So here I am, one night away from my last day of classes as an undergraduate, with piles of work to finish up…but I really really want to share one thing…before the end of of an era: A beautiful passage on experience and the human condition.
The truth of experience always contains an orientation towards new experience. That is why a person who is called ‘experienced’ has become such not only through experiences, but is also open to new experiences. The perfection of his experience, the perfect form of what we call ‘experienced’, does not consist in the fact that someone already knows everything and knows better than anyone else. Rather, the experienced person proves to be, on the contrary, someone who is radically undogmatic; who, because of the many experiences he has had and the knowledge he has drawn from them is particularly well equipped to have new experiences and to learn from them.
The dialectic of experience has its own fulfillment not in definitive knowledge, but in that openness to experience that is encouraged by experience itself. But then this gives the concept of experience that we are concerned with here a qualitatively new element. It refers not only to experience in the sense of the information that this or that thing gives us. It is that experience which must constantly be acquired and from which none can be exempt. Experience here is something that is part of the historical nature of man. Although in bringing up children, for example, parents may try to spare them certain experiences, experience as a whole is not a thing that anyone can be spared. Rather, experience in this sense involves inevitably many disappointments of one’s expectations and only thus is experience acquired. That experience refers chiefly to painful and disagreeable experiences does not mean that we are being especially pessimistic, but can be seen directly from its nature. Only through negative instances do we acquire new experiences, as Bacon saw.
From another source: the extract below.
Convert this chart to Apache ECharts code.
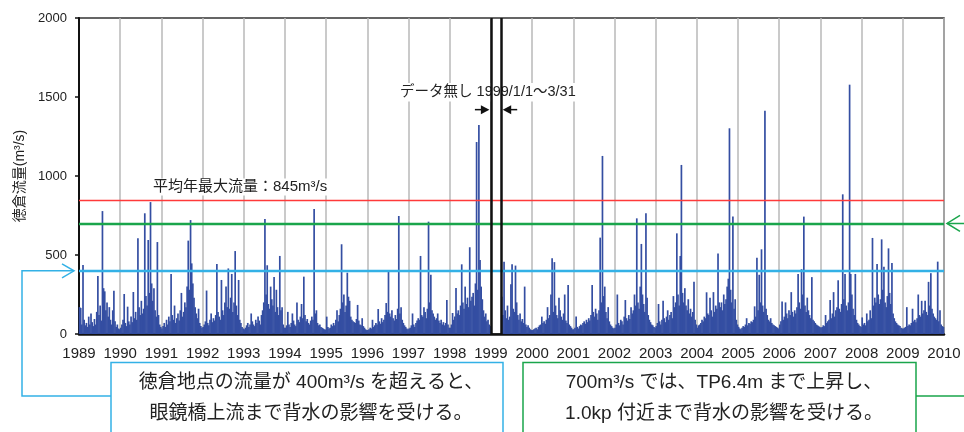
<!DOCTYPE html>
<html><head><meta charset="utf-8">
<script src="https://cdn.jsdelivr.net/npm/echarts@6/dist/echarts.min.js"></script>
<style>html,body{margin:0;padding:0;background:#fff}#c{width:964px;height:432px}</style>
</head><body><div id="c"></div>
<script>
// ---- data (10-day peak discharge at 徳倉, m3/s) ----
const years = [1989,1990,1991,1992,1993,1994,1995,1996,1997,1998,1999,2000,2001,2002,2003,2004,2005,2006,2007,2008,2009];
const perYear = 36;
const q1989 = [170,165,60,437,90,55,70,45,110,60,130,75,50,95,60,140,367,120,180,85,778,290,270,150,200,110,170,90,60,150,274,80,45,60,35,30];
const q1990 = [40,60,90,253,70,50,173,80,60,110,75,266,100,140,90,606,170,120,210,130,160,764,240,180,595,260,835,320,210,290,150,110,582,120,60,45];
const q1991 = [35,50,70,45,90,60,110,80,380,120,90,180,70,100,130,85,150,260,110,140,200,170,300,591,280,721,447,320,230,170,130,100,160,70,50,40];
const q1992 = [45,60,80,275,70,55,90,130,75,100,85,120,443,140,110,90,342,150,120,200,300,170,415,160,230,380,140,200,525,180,120,342,90,70,45,35];
const q1993 = [30,40,55,70,45,60,130,80,60,50,90,70,110,85,60,120,150,200,728,250,435,190,160,300,220,180,360,140,280,170,120,494,150,170,60,40];
const q1994 = [40,55,140,60,45,70,130,85,60,50,200,90,75,110,190,100,363,120,80,95,70,60,85,110,90,791,130,150,70,55,60,45,40,35,30,28];
const q1995 = [110,45,35,40,60,50,70,55,90,150,80,120,160,568,200,250,140,180,388,236,210,110,90,80,75,70,95,184,85,60,55,100,50,40,30,25];
const q1996 = [25,30,40,35,90,45,55,70,60,158,80,65,100,75,90,120,196,140,405,130,110,150,100,85,120,95,160,747,130,170,90,70,55,45,35,30];
const q1997 = [35,40,55,130,60,45,70,85,100,90,494,120,110,170,140,100,160,711,200,375,150,130,110,90,100,130,85,70,90,60,75,55,70,215,60,40];
const q1998 = [40,60,133,90,110,291,130,150,120,180,441,200,160,300,190,230,170,549,210,236,260,180,320,1215,280,1323,468,300,220,150,110,130,80,90,60,50];
const q1999 = [null,null,null,null,null,null,null,null,null,236,120,458,150,100,180,90,110,315,441,160,140,433,200,120,90,130,80,95,70,300,60,45,55,40,30,25];
const q2000 = [25,30,35,40,30,45,55,60,110,70,80,65,90,170,100,120,250,479,140,455,180,120,100,230,150,110,90,130,250,85,70,310,60,50,40,30];
const q2001 = [30,40,110,45,35,50,60,55,70,80,65,90,75,100,85,120,310,140,110,160,130,90,150,610,200,1127,240,300,140,100,170,80,60,50,40,35];
const q2002 = [40,60,250,70,55,90,80,60,110,215,100,85,120,95,170,130,150,250,180,732,200,160,300,570,250,190,140,764,230,120,90,75,60,55,45,40];
const q2003 = [50,70,190,80,60,90,210,100,75,110,150,90,120,140,100,240,170,200,637,250,180,494,1070,260,200,290,180,150,220,130,160,110,140,330,90,60];
const q2004 = [40,55,60,70,90,80,110,100,264,130,120,230,150,110,265,140,180,160,510,200,170,200,150,250,190,220,300,350,1302,280,200,743,160,220,90,60];
const q2005 = [45,35,30,40,50,45,60,100,55,70,65,80,75,90,175,110,483,150,375,200,536,180,140,1413,160,120,90,80,100,70,60,55,50,45,40,35];
const q2006 = [60,80,205,90,110,200,130,100,150,120,265,140,110,150,130,170,380,200,160,410,250,743,180,140,230,150,120,100,360,90,80,70,60,55,50,45];
const q2007 = [40,45,55,50,120,70,80,90,215,100,130,265,110,150,170,340,160,140,190,884,220,380,180,150,200,1578,380,250,160,120,380,90,70,60,50,45];
const q2008 = [105,60,70,55,130,80,90,150,100,608,180,230,200,443,250,190,220,599,280,425,200,170,240,542,260,190,450,130,100,80,70,60,55,50,40,35];
const q2009 = [35,40,45,170,50,60,55,70,160,80,90,75,100,250,120,110,210,130,150,210,140,120,330,180,385,160,130,110,100,90,458,80,150,60,50,45];
const flows = [q1989,q1990,q1991,q1992,q1993,q1994,q1995,q1996,q1997,q1998,q1999,q2000,q2001,q2002,q2003,q2004,q2005,q2006,q2007,q2008,q2009];

const xMin = 1989, xMax = 2010, xStep = 1;
const yMin = 0, yMax = 2000, yStep = 500;
const meanAnnualMax = 845;   // 平均年最大流量
const level700 = 700;
const level400 = 400;
const gapFrom = 1999, gapTo = 1999.25;  // データ無し 1999/1/1～3/31
const noteGapValue = 1530, noteArrowValue = 1420, noteMeanValue = 930;

const labelMean = '平均年最大流量：845m³/s';
const labelGap = 'データ無し 1999/1/1～3/31';
const box1 = ['徳倉地点の流量が 400m³/s を超えると、', '眼鏡橋上流まで背水の影響を受ける。'];
const box2 = ['700m³/s では、TP6.4m まで上昇し、', '1.0kp 付近まで背水の影響を受ける。'];
const yName = '徳倉流量(m³/s)';

// ---- build ----
const data = [];
flows.forEach((arr, k) => arr.forEach((v, i) => {
  if (v !== null) data.push([years[k] + (i + 0.5) / perYear, v]);
}));

const FONT = '"Liberation Sans","Noto Sans CJK JP",sans-serif';
const BLUE = '#344ea2', CYAN = '#33b1e6', GREEN = '#1aa54b', RED = '#ff3a3a';

const chart = echarts.init(document.getElementById('c'), null, {renderer: 'canvas'});
chart.setOption({
  animation: false,
  backgroundColor: '#fff',
  grid: {left: 79, right: 20, top: 18, bottom: 98, show: true, borderColor: '#333', borderWidth: 1.5, backgroundColor: '#fff'},
  xAxis: {
    type: 'value', min: xMin, max: xMax, interval: xStep,
    axisLine: {show: true, onZero: false, lineStyle: {color: '#111', width: 2.5}},
    axisTick: {show: false},
    splitLine: {show: true, lineStyle: {color: '#b9b9b9', width: 1.5}},
    axisLabel: {formatter: v => String(v), fontSize: 15, color: '#222', fontFamily: FONT, margin: 12}
  },
  yAxis: {
    type: 'value', min: yMin, max: yMax, interval: yStep,
    name: yName, nameLocation: 'middle', nameRotate: 90, nameGap: 31,
    nameTextStyle: {fontSize: 14, color: '#222', fontFamily: FONT},
    axisLine: {show: true, lineStyle: {color: '#111', width: 2}},
    axisTick: {show: true, length: 4, lineStyle: {color: '#111', width: 1.5}},
    splitLine: {show: false},
    axisLabel: {formatter: v => String(v), fontSize: 13, color: '#222', fontFamily: FONT, margin: 12}
  },
  series: [{
    type: 'bar', data: data, barWidth: 1.7, itemStyle: {color: BLUE},
    silent: true,
    markLine: {
      silent: true, symbol: ['none', 'none'], label: {show: false},
      data: [
        {yAxis: meanAnnualMax, lineStyle: {color: RED, width: 1.4, type: 'solid'}},
        {yAxis: level700, lineStyle: {color: GREEN, width: 2.4, type: 'solid'}},
        {yAxis: level400, lineStyle: {color: CYAN, width: 2.4, type: 'solid'}},
        {xAxis: gapFrom, lineStyle: {color: '#111', width: 2.5, type: 'solid'}},
        {xAxis: gapTo, lineStyle: {color: '#111', width: 2.5, type: 'solid'}}
      ]
    }
  }]
});

const px = (x, y) => chart.convertToPixel({gridIndex: 0}, [x, y]);
const [xA] = px(gapFrom, 0), [xB] = px(gapTo, 0);
const yGapText = px(gapFrom, noteGapValue)[1];
const yArrow = px(gapFrom, noteArrowValue)[1];
const yMean = px(xMin, noteMeanValue)[1];
const y400 = px(xMin, level400)[1];
const y700 = px(xMin, level700)[1];
const [gx0] = px(xMin, 0), [gx1] = px(xMax, 0);

const TXT = '#222';
const els = [];
els.push({type: 'text', z: 1, style: {text: labelGap, x: xA - 3, y: yGapText, align: 'center', verticalAlign: 'middle',
  font: '14.5px ' + FONT, fill: TXT, backgroundColor: '#fff', padding: [2, 3]}});
els.push({type: 'line', z: 10, shape: {x1: xA - 16, y1: yArrow, x2: xA - 8, y2: yArrow}, style: {stroke: '#111', lineWidth: 1.5}});
els.push({type: 'polygon', z: 10, shape: {points: [[xA - 1.5, yArrow], [xA - 10, yArrow - 4.5], [xA - 10, yArrow + 4.5]]}, style: {fill: '#111'}});
els.push({type: 'line', z: 10, shape: {x1: xB + 8, y1: yArrow, x2: xB + 16, y2: yArrow}, style: {stroke: '#111', lineWidth: 1.5}});
els.push({type: 'polygon', z: 10, shape: {points: [[xB + 1.5, yArrow], [xB + 10, yArrow - 4.5], [xB + 10, yArrow + 4.5]]}, style: {fill: '#111'}});
els.push({type: 'text', z: 1, style: {text: labelMean, x: gx0 + 72, y: yMean, align: 'left', verticalAlign: 'middle',
  font: '15px ' + FONT, fill: TXT, backgroundColor: '#fff', padding: [1, 2]}});
els.push({type: 'polyline', z: 10, shape: {points: [[gx0 - 5, y400], [22, y400], [22, 396], [111, 396]]}, style: {stroke: CYAN, lineWidth: 1.5, fill: null}});
els.push({type: 'polyline', z: 10, shape: {points: [[gx0 - 17, y400 - 7], [gx0 - 5, y400], [gx0 - 17, y400 + 7]]}, style: {stroke: CYAN, lineWidth: 1.5, fill: null}});
els.push({type: 'polyline', z: 10, shape: {points: [[gx1 + 3, y700], [980, y700], [980, 396], [916, 396]]}, style: {stroke: GREEN, lineWidth: 1.5, fill: null}});
els.push({type: 'polyline', z: 10, shape: {points: [[gx1 + 16, y700 - 8], [gx1 + 3, y700], [gx1 + 16, y700 + 8]]}, style: {stroke: GREEN, lineWidth: 1.5, fill: null}});
els.push({type: 'rect', z: 10, shape: {x: 111, y: 362.5, width: 392, height: 100}, style: {stroke: CYAN, lineWidth: 1.5, fill: '#fff'}});
els.push({type: 'rect', z: 10, shape: {x: 523, y: 362.5, width: 393, height: 100}, style: {stroke: GREEN, lineWidth: 1.5, fill: '#fff'}});
box1.forEach((t, i) => els.push({type: 'text', z: 11, style: {text: t, x: 311, y: 383 + i * 31, align: 'center', verticalAlign: 'middle', font: '19px ' + FONT, fill: TXT}}));
box2.forEach((t, i) => els.push({type: 'text', z: 11, style: {text: t, x: 724, y: 383 + i * 31, align: 'center', verticalAlign: 'middle', font: '19px ' + FONT, fill: TXT}}));

chart.setOption({graphic: {elements: els}});
</script>
</body></html>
Every experience worthy of the name runs counter to our expectation. Thus the historical nature of man contains as an essential element a fundamental negativity that emerges in the relation between experience and insight. Insight is more than the knowledge of this or that situation. It always involves an escape from something that had deceived us and held us captive. Thus insight always involves an element of self-knowledge and constitutes a necessary side of what we call experience in the proper sense. Insight is something to which we come. It too is ultimately part of the nature of a man, ie to be discerning and insightful.
- Hans-Georg Gadamer, Truth and Method (Chapter: Analysis of effective-historical consciousness, ‘The Concept of Experience and the Essence of Hermeneutical Experience’)
Complex. Intriguing. Radically undogmatic. Experience with purpose.